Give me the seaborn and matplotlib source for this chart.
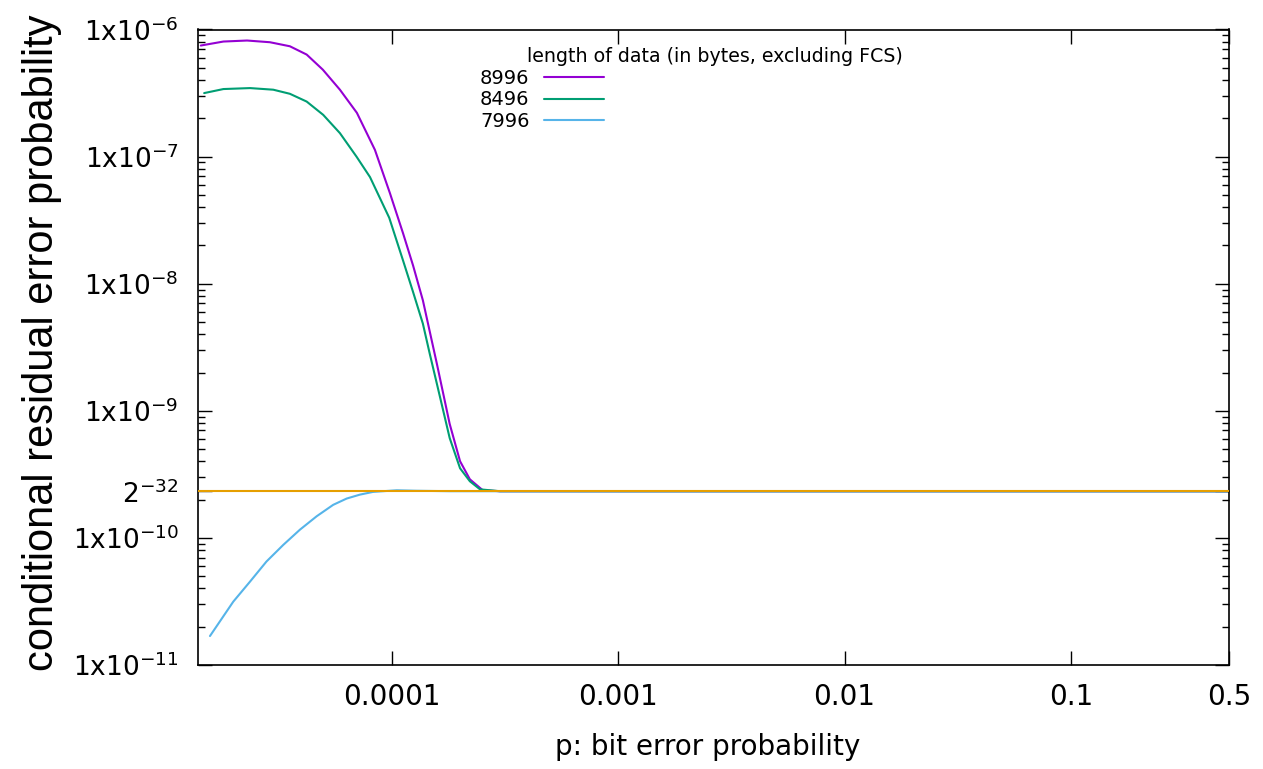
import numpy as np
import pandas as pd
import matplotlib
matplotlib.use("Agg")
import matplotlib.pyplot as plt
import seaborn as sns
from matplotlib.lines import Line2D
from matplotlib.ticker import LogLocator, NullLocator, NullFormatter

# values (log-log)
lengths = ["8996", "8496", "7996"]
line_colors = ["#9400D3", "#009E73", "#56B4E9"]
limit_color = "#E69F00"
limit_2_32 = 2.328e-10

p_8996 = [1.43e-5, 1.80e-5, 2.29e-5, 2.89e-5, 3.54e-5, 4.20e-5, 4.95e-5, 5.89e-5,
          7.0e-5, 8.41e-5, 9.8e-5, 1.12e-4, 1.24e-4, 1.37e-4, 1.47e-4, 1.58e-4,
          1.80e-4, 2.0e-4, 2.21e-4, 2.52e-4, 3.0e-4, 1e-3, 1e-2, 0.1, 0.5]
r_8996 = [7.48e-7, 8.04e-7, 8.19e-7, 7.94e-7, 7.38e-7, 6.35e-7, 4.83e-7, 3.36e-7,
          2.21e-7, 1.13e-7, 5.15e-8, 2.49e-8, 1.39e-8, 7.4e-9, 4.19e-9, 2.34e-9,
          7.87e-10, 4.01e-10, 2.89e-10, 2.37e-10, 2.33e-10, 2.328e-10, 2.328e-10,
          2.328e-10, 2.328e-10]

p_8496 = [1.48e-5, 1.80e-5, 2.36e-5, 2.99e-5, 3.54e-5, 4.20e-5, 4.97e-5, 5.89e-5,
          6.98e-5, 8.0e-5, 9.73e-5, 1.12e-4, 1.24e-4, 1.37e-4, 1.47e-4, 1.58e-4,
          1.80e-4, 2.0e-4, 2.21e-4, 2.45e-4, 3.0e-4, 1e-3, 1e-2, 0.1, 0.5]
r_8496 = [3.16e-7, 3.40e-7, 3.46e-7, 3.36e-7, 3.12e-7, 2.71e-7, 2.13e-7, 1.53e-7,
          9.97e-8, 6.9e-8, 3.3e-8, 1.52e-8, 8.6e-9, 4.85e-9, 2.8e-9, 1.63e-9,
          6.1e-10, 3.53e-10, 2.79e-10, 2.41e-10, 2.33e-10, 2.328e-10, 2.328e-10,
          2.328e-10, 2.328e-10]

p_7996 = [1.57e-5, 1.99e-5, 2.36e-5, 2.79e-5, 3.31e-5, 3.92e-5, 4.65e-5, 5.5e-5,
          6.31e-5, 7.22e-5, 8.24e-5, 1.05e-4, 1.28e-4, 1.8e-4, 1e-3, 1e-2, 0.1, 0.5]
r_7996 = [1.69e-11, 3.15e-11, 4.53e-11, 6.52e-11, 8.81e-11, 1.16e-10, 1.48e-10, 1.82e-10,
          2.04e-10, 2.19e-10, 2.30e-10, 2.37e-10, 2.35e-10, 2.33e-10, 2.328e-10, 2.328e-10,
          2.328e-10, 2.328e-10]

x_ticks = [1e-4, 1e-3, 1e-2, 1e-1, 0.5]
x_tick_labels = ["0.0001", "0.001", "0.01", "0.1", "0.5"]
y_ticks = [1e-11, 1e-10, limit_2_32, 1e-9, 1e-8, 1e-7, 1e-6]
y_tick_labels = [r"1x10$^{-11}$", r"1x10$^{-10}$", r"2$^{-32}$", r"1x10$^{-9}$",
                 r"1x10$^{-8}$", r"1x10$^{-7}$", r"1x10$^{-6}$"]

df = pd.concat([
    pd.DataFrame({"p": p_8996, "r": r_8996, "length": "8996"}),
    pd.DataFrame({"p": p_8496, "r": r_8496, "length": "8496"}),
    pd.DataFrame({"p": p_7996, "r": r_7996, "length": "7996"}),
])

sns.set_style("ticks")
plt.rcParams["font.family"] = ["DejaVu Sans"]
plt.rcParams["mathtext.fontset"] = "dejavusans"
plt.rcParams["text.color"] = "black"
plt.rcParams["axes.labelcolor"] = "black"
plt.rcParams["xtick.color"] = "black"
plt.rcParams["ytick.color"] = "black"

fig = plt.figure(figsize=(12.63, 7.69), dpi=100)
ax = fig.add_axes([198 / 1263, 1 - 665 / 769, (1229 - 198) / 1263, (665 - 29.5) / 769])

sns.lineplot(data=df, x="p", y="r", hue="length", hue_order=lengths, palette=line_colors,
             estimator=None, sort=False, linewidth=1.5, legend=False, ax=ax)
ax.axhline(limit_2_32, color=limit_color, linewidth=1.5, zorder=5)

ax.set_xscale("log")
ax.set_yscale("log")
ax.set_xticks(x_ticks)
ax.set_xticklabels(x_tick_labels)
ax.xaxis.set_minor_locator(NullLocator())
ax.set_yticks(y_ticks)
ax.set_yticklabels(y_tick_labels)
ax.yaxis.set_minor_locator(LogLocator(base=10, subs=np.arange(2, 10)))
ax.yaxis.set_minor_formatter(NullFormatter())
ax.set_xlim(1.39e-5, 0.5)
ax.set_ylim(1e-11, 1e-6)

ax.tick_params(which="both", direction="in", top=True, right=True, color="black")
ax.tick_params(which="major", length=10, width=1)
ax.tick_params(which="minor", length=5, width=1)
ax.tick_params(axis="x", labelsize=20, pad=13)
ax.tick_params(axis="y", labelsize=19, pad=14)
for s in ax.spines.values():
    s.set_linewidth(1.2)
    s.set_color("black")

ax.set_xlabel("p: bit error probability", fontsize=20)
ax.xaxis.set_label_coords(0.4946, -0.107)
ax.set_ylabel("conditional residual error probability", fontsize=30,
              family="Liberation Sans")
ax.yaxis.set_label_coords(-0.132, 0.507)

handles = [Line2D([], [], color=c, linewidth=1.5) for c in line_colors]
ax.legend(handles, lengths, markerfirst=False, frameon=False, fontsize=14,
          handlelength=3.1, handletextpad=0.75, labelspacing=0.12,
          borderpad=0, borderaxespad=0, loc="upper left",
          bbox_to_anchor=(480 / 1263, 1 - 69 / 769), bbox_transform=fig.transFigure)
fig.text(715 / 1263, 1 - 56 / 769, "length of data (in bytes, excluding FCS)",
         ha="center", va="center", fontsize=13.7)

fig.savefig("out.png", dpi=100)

--

**Aim**
In the copy, include no pictures; restate the listing above exactly.

**Result**
Give me the seaborn and matplotlib source for this chart.
import numpy as np
import pandas as pd
import matplotlib
matplotlib.use("Agg")
import matplotlib.pyplot as plt
import seaborn as sns
from matplotlib.lines import Line2D
from matplotlib.ticker import LogLocator, NullLocator, NullFormatter

# values (log-log)
lengths = ["8996", "8496", "7996"]
line_colors = ["#9400D3", "#009E73", "#56B4E9"]
limit_color = "#E69F00"
limit_2_32 = 2.328e-10

p_8996 = [1.43e-5, 1.80e-5, 2.29e-5, 2.89e-5, 3.54e-5, 4.20e-5, 4.95e-5, 5.89e-5,
          7.0e-5, 8.41e-5, 9.8e-5, 1.12e-4, 1.24e-4, 1.37e-4, 1.47e-4, 1.58e-4,
          1.80e-4, 2.0e-4, 2.21e-4, 2.52e-4, 3.0e-4, 1e-3, 1e-2, 0.1, 0.5]
r_8996 = [7.48e-7, 8.04e-7, 8.19e-7, 7.94e-7, 7.38e-7, 6.35e-7, 4.83e-7, 3.36e-7,
          2.21e-7, 1.13e-7, 5.15e-8, 2.49e-8, 1.39e-8, 7.4e-9, 4.19e-9, 2.34e-9,
          7.87e-10, 4.01e-10, 2.89e-10, 2.37e-10, 2.33e-10, 2.328e-10, 2.328e-10,
          2.328e-10, 2.328e-10]

p_8496 = [1.48e-5, 1.80e-5, 2.36e-5, 2.99e-5, 3.54e-5, 4.20e-5, 4.97e-5, 5.89e-5,
          6.98e-5, 8.0e-5, 9.73e-5, 1.12e-4, 1.24e-4, 1.37e-4, 1.47e-4, 1.58e-4,
          1.80e-4, 2.0e-4, 2.21e-4, 2.45e-4, 3.0e-4, 1e-3, 1e-2, 0.1, 0.5]
r_8496 = [3.16e-7, 3.40e-7, 3.46e-7, 3.36e-7, 3.12e-7, 2.71e-7, 2.13e-7, 1.53e-7,
          9.97e-8, 6.9e-8, 3.3e-8, 1.52e-8, 8.6e-9, 4.85e-9, 2.8e-9, 1.63e-9,
          6.1e-10, 3.53e-10, 2.79e-10, 2.41e-10, 2.33e-10, 2.328e-10, 2.328e-10,
          2.328e-10, 2.328e-10]

p_7996 = [1.57e-5, 1.99e-5, 2.36e-5, 2.79e-5, 3.31e-5, 3.92e-5, 4.65e-5, 5.5e-5,
          6.31e-5, 7.22e-5, 8.24e-5, 1.05e-4, 1.28e-4, 1.8e-4, 1e-3, 1e-2, 0.1, 0.5]
r_7996 = [1.69e-11, 3.15e-11, 4.53e-11, 6.52e-11, 8.81e-11, 1.16e-10, 1.48e-10, 1.82e-10,
          2.04e-10, 2.19e-10, 2.30e-10, 2.37e-10, 2.35e-10, 2.33e-10, 2.328e-10, 2.328e-10,
          2.328e-10, 2.328e-10]

x_ticks = [1e-4, 1e-3, 1e-2, 1e-1, 0.5]
x_tick_labels = ["0.0001", "0.001", "0.01", "0.1", "0.5"]
y_ticks = [1e-11, 1e-10, limit_2_32, 1e-9, 1e-8, 1e-7, 1e-6]
y_tick_labels = [r"1x10$^{-11}$", r"1x10$^{-10}$", r"2$^{-32}$", r"1x10$^{-9}$",
                 r"1x10$^{-8}$", r"1x10$^{-7}$", r"1x10$^{-6}$"]

df = pd.concat([
    pd.DataFrame({"p": p_8996, "r": r_8996, "length": "8996"}),
    pd.DataFrame({"p": p_8496, "r": r_8496, "length": "8496"}),
    pd.DataFrame({"p": p_7996, "r": r_7996, "length": "7996"}),
])

sns.set_style("ticks")
plt.rcParams["font.family"] = ["DejaVu Sans"]
plt.rcParams["mathtext.fontset"] = "dejavusans"
plt.rcParams["text.color"] = "black"
plt.rcParams["axes.labelcolor"] = "black"
plt.rcParams["xtick.color"] = "black"
plt.rcParams["ytick.color"] = "black"

fig = plt.figure(figsize=(12.63, 7.69), dpi=100)
ax = fig.add_axes([198 / 1263, 1 - 665 / 769, (1229 - 198) / 1263, (665 - 29.5) / 769])

sns.lineplot(data=df, x="p", y="r", hue="length", hue_order=lengths, palette=line_colors,
             estimator=None, sort=False, linewidth=1.5, legend=False, ax=ax)
ax.axhline(limit_2_32, color=limit_color, linewidth=1.5, zorder=5)

ax.set_xscale("log")
ax.set_yscale("log")
ax.set_xticks(x_ticks)
ax.set_xticklabels(x_tick_labels)
ax.xaxis.set_minor_locator(NullLocator())
ax.set_yticks(y_ticks)
ax.set_yticklabels(y_tick_labels)
ax.yaxis.set_minor_locator(LogLocator(base=10, subs=np.arange(2, 10)))
ax.yaxis.set_minor_formatter(NullFormatter())
ax.set_xlim(1.39e-5, 0.5)
ax.set_ylim(1e-11, 1e-6)

ax.tick_params(which="both", direction="in", top=True, right=True, color="black")
ax.tick_params(which="major", length=10, width=1)
ax.tick_params(which="minor", length=5, width=1)
ax.tick_params(axis="x", labelsize=20, pad=13)
ax.tick_params(axis="y", labelsize=19, pad=14)
for s in ax.spines.values():
    s.set_linewidth(1.2)
    s.set_color("black")

ax.set_xlabel("p: bit error probability", fontsize=20)
ax.xaxis.set_label_coords(0.4946, -0.107)
ax.set_ylabel("conditional residual error probability", fontsize=30,
              family="Liberation Sans")
ax.yaxis.set_label_coords(-0.132, 0.507)

handles = [Line2D([], [], color=c, linewidth=1.5) for c in line_colors]
ax.legend(handles, lengths, markerfirst=False, frameon=False, fontsize=14,
          handlelength=3.1, handletextpad=0.75, labelspacing=0.12,
          borderpad=0, borderaxespad=0, loc="upper left",
          bbox_to_anchor=(480 / 1263, 1 - 69 / 769), bbox_transform=fig.transFigure)
fig.text(715 / 1263, 1 - 56 / 769, "length of data (in bytes, excluding FCS)",
         ha="center", va="center", fontsize=13.7)

fig.savefig("out.png", dpi=100)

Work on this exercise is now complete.